Frida missed saying goodbye by twenty minutes. Her taxi was caught in traffic. She crawled into bed with her grandmother, held her as rigor mortis set in, felt the warmth leaving her body, saw the cancerous lump below her collarbone. It was hard as stone. The size of a child’s fist.

Emmanuelle has a temperature of 103. Her hair is matted with sweat. She shivers. Frida takes a blanket from the crib and folds her inside it. “Mommy will make you better. We can do it. I can do it.”

The counselor would tell her to stop thinking, stop doubting. It doesn’t matter that love can’t break a fever, that love can’t be measured. Anything can be measured. They have the tools now.

Linda undresses. She holds her doll against her bare breasts. Meryl and Beth copy her. Frida doesn’t want anyone to see her body. She’s been eating three meals a day but can’t keep the weight on. She’s now smaller than she was in high school. She has the sharp jawline she always wanted, the cheekbones, the gap between her thighs.

The instructors nod approvingly at her classmates.

“Try it,” Ms. Khoury tells her.

Frida sets Emmanuelle in the crib and unbuttons her uniform, reluctantly pulls off her T-shirt and bra. “Here, I’m ready for you. Come cuddle with Mommy.”

Emmanuelle’s heat against her bare skin is startling, uncomfortable. Harriet has never been this hot. When she first held Harriet, she worried she’d kill her just by sneezing nearby. She washed her hands incessantly. Each day, she searched Harriet’s face for signs that death was imminent.

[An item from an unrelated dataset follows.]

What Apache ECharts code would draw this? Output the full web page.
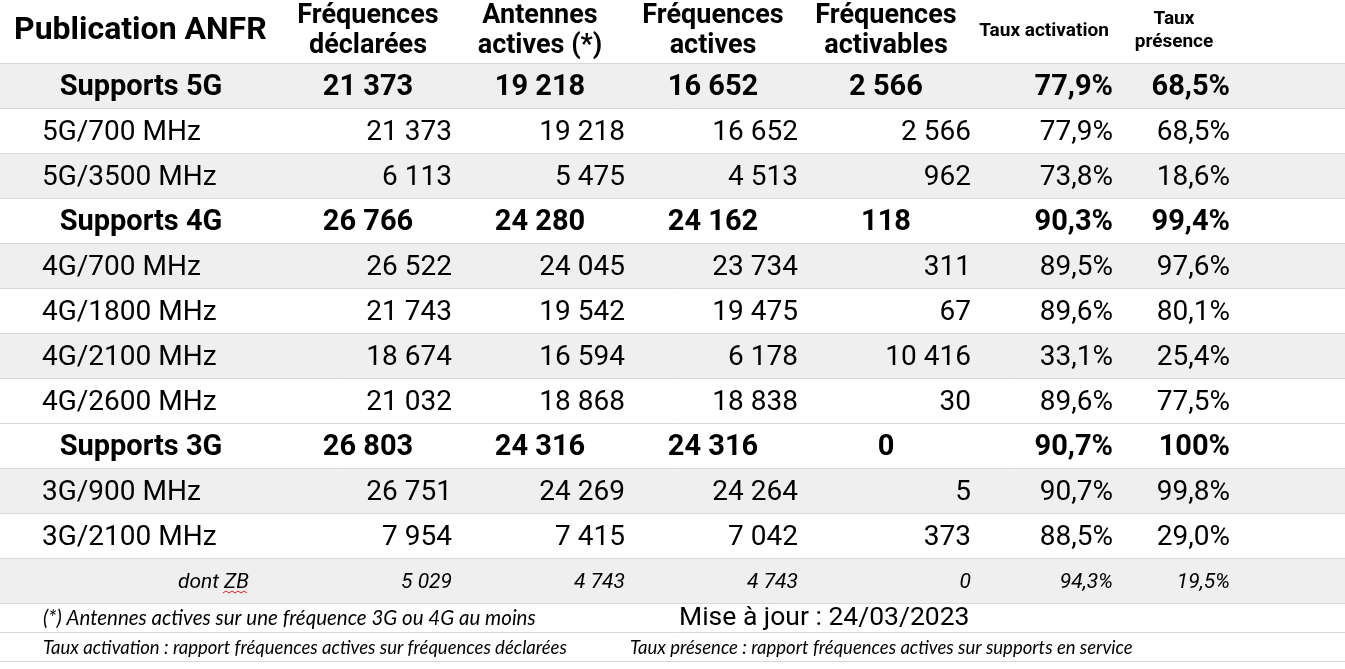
<!DOCTYPE html>
<html>
<head>
<meta charset="utf-8">
<title>Publication ANFR</title>
<script src="https://cdn.jsdelivr.net/npm/echarts@6/dist/echarts.min.js"></script>
<style>
  html, body { margin: 0; padding: 0; background: #fff; }
  #chart { width: 1345px; height: 669px; }
</style>
</head>
<body>
<div id="chart"></div>
<script>
// ---- data ----
const rowLabels = ['Supports 5G', '5G/700 MHz', '5G/3500 MHz', 'Supports 4G', '4G/700 MHz', '4G/1800 MHz',
  '4G/2100 MHz', '4G/2600 MHz', 'Supports 3G', '3G/900 MHz', '3G/2100 MHz', 'dont ZB'];
const rowKinds = ['total', 'detail', 'detail', 'total', 'detail', 'detail',
  'detail', 'detail', 'total', 'detail', 'detail', 'zb'];
const rowShaded = [1, 0, 1, 0, 1, 0, 1, 0, 0, 1, 0, 1];

const freqDeclarees = [21373, 21373, 6113, 26766, 26522, 21743, 18674, 21032, 26803, 26751, 7954, 5029];
const antennesActives = [19218, 19218, 5475, 24280, 24045, 19542, 16594, 18868, 24316, 24269, 7415, 4743];
const freqActives = [16652, 16652, 4513, 24162, 23734, 19475, 6178, 18838, 24316, 24264, 7042, 4743];
const freqActivables = [2566, 2566, 962, 118, 311, 67, 10416, 30, 0, 5, 373, 0];
const tauxActivation = [77.9, 77.9, 73.8, 90.3, 89.5, 89.6, 33.1, 89.6, 90.7, 90.7, 88.5, 94.3];
const tauxPresence = [68.5, 68.5, 18.6, 99.4, 97.6, 80.1, 25.4, 77.5, 100, 99.8, 29.0, 19.5];

const tableTitle = 'Publication ANFR';
const columnTitles = [['Fréquences', 'déclarées'], ['Antennes', 'actives (*)'], ['Fréquences', 'actives'],
  ['Fréquences', 'activables'], ['Taux activation'], ['Taux', 'présence']];
const noteRows = ['note1', 'note2'];
const noteAntennes = '(*) Antennes actives sur une fréquence 3G ou 4G au moins';
const noteUpdate = 'Mise à jour : 24/03/2023';
const noteActivation = 'Taux activation : rapport fréquences actives sur fréquences déclarées';
const notePresence = 'Taux présence : rapport fréquences actives sur supports en service';

// ---- layout (axis units = pixels across the page) ----
const COLS = [
  { center: 368, right: 452 },
  { center: 540, right: 625 },
  { center: 713, right: 798 },
  { center: 886, right: 971 },
  { center: 1044, right: 1113 },
  { center: 1174, right: 1230 }
];
const LABEL = { center: 141, left: 42, right: 249 };
const FONT = 'Roboto, "Noto Sans", sans-serif';
const NOTE_FONT = 'Lato, "Open Sans", sans-serif';
const SHADE = '#efefef';

const fmtInt = v => String(v).replace(/\B(?=(\d{3})+(?!\d))/g, '\u00a0');
const fmtPct = v => (v === 100 ? '100' : v.toFixed(1).replace('.', ',')) + '%';

const valueCols = [freqDeclarees, antennesActives, freqActives, freqActivables, tauxActivation, tauxPresence];

// build cells for the custom series
const cells = [];
rowLabels.forEach((label, r) => {
  const kind = rowKinds[r];
  if (kind === 'total') cells.push({ value: [LABEL.center, r], text: label, align: 'center', kind });
  else if (kind === 'zb') cells.push({ value: [LABEL.right, r], text: label, align: 'right', kind });
  else cells.push({ value: [LABEL.left, r], text: label, align: 'left', kind });
  valueCols.forEach((arr, c) => {
    const text = c < 4 ? fmtInt(arr[r]) : fmtPct(arr[r]);
    const centered = kind === 'total' && c < 4;
    cells.push({
      value: [centered ? COLS[c].center : COLS[c].right, r],
      text: text,
      align: centered ? 'center' : 'right',
      kind
    });
  });
});

function cellFont(kind) {
  if (kind === 'total') return 'bold 29px ' + FONT;
  if (kind === 'zb') return 'italic 21px ' + FONT;
  return '28px ' + FONT;
}

const chart = echarts.init(document.getElementById('chart'));

const textStyle = (text, font, align) => ({
  text, font, fill: '#000',
  textAlign: align, textVerticalAlign: 'middle', align: align, verticalAlign: 'middle'
});

const headerGraphics = [
  { type: 'text', x: 14, y: 31, style: textStyle(tableTitle, 'bold 32px ' + FONT, 'left') }
];
columnTitles.forEach((lines, c) => {
  const small = c >= 4;
  const size = small ? 19 : 27;
  const ys = lines.length === 1 ? [31] : (small ? [19, 42] : [16, 46]);
  lines.forEach((t, i) => {
    headerGraphics.push({
      type: 'text', x: COLS[c].center, y: ys[i],
      style: textStyle(t, 'bold ' + size + 'px ' + FONT, 'center')
    });
  });
});

const noteGraphics = [
  { type: 'text', x: 43, y: 618, style: textStyle(noteAntennes, 'italic 20.5px ' + NOTE_FONT, 'left') },
  { type: 'text', x: 679, y: 618, style: textStyle(noteUpdate, '26.5px ' + FONT, 'left') },
  { type: 'text', x: 43, y: 648, style: textStyle(noteActivation, 'italic 18.5px ' + NOTE_FONT, 'left') },
  { type: 'text', x: 630, y: 648, style: textStyle(notePresence, 'italic 18.5px ' + NOTE_FONT, 'left') },
  // spell-check squiggle under "ZB"
  { type: 'polyline', shape: { points: [[223, 593], [226, 591], [229, 593], [232, 591], [235, 593], [238, 591], [241, 593], [244, 591], [247, 593]] },
    style: { stroke: '#e02020', lineWidth: 1, fill: null } }
];

const splitStyle = { show: true, lineStyle: { color: '#d8d8d8', width: 1 } };

chart.setOption({
  animation: false,
  backgroundColor: '#fff',
  grid: [
    { left: 0, right: 0, top: 63, height: 540 },
    { left: 0, right: 0, top: 603, height: 58 }
  ],
  xAxis: [
    { type: 'value', min: 0, max: 1345, show: false, gridIndex: 0 },
    { type: 'value', min: 0, max: 1345, show: false, gridIndex: 1 }
  ],
  yAxis: [
    { type: 'category', data: rowLabels, inverse: true, gridIndex: 0,
      axisLine: { show: false }, axisTick: { show: false }, axisLabel: { show: false }, splitLine: splitStyle },
    { type: 'category', data: noteRows, inverse: true, gridIndex: 1,
      axisLine: { show: false }, axisTick: { show: false }, axisLabel: { show: false }, splitLine: splitStyle }
  ],
  series: [
    {
      type: 'custom',
      name: 'fond',
      z: -1,
      xAxisIndex: 0, yAxisIndex: 0,
      data: rowShaded.map((s, r) => [0, r, s]),
      encode: { x: 0, y: 1 },
      renderItem: (params, api) => {
        if (!api.value(2)) return null;
        const p0 = api.coord([0, api.value(1)]);
        const p1 = api.coord([1345, api.value(1)]);
        const h = api.size([0, 1])[1];
        return { type: 'rect', shape: { x: p0[0], y: p0[1] - h / 2, width: p1[0] - p0[0], height: h },
          style: { fill: SHADE } };
      }
    },
    {
      type: 'custom',
      name: 'cellules',
      xAxisIndex: 0, yAxisIndex: 0,
      data: cells.map(c => c.value),
      encode: { x: 0, y: 1 },
      renderItem: (params, api) => {
        const cell = cells[params.dataIndex];
        const pt = api.coord([api.value(0), api.value(1)]);
        return { type: 'text', x: pt[0], y: pt[1] + 2, style: textStyle(cell.text, cellFont(cell.kind), cell.align) };
      }
    }
  ],
  graphic: headerGraphics.concat(noteGraphics)
});
</script>
</body>
</html>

There must be people who thrive under pressure, but not Frida. Maybe she shouldn’t be trusted with any kind of life. Maybe people should have to work up to children, from plants to pets to babies. Maybe they should all be given a five-year-old, then four, then three, then two, then one, and if the child is still alive at year’s end, then they can have a baby. Why did they have to begin with a baby?

* * *

The classroom is quieter than it should be. From fevers, they’ve moved on to stomach viruses. Days of projectile vomiting has dampened their enthusiasm and slowed their motherese. The instructors want to know why no one is making progress. The mothers should know the correct sequence of embraces, kisses, and kind words to nurse their doll back to health. The love that awakens the spirit and heals an aching body.

Linda finds their current state of failure unacceptable. At breakfast the next morning, she leads the four of them in a prayer. They join hands while Linda prays to Our Lord Jesus Christ for the strength to persevere. She prays for wisdom and the safe return of her son Gabriel. Beth prays for alcohol. Bourbon would have made this week easier.

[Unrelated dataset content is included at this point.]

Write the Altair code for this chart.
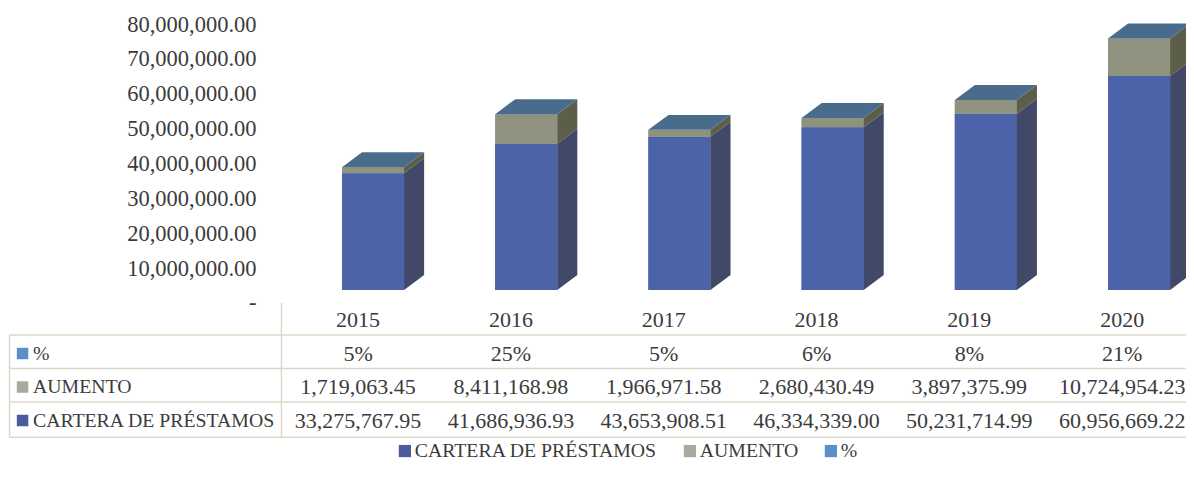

Meryl prays for her doll. Look what happened to Lucretia’s.

Frida goes last. She prays for love, for a full heart. “I pray for a miracle,” she says.

Everyone nods. Yes, they say. A miracle.

* * *

Ceremonial snow removal continues. Frida and Meryl are asked to shovel the track, an especially insulting assignment since it’s too cold to exercise outdoors.

Frida tells Meryl that her mother turned sixty-eight this week, that her cousin is getting married in Seattle today. Before her very bad day, there was talk of Harriet being the flower girl. Frida would have carried her down the aisle.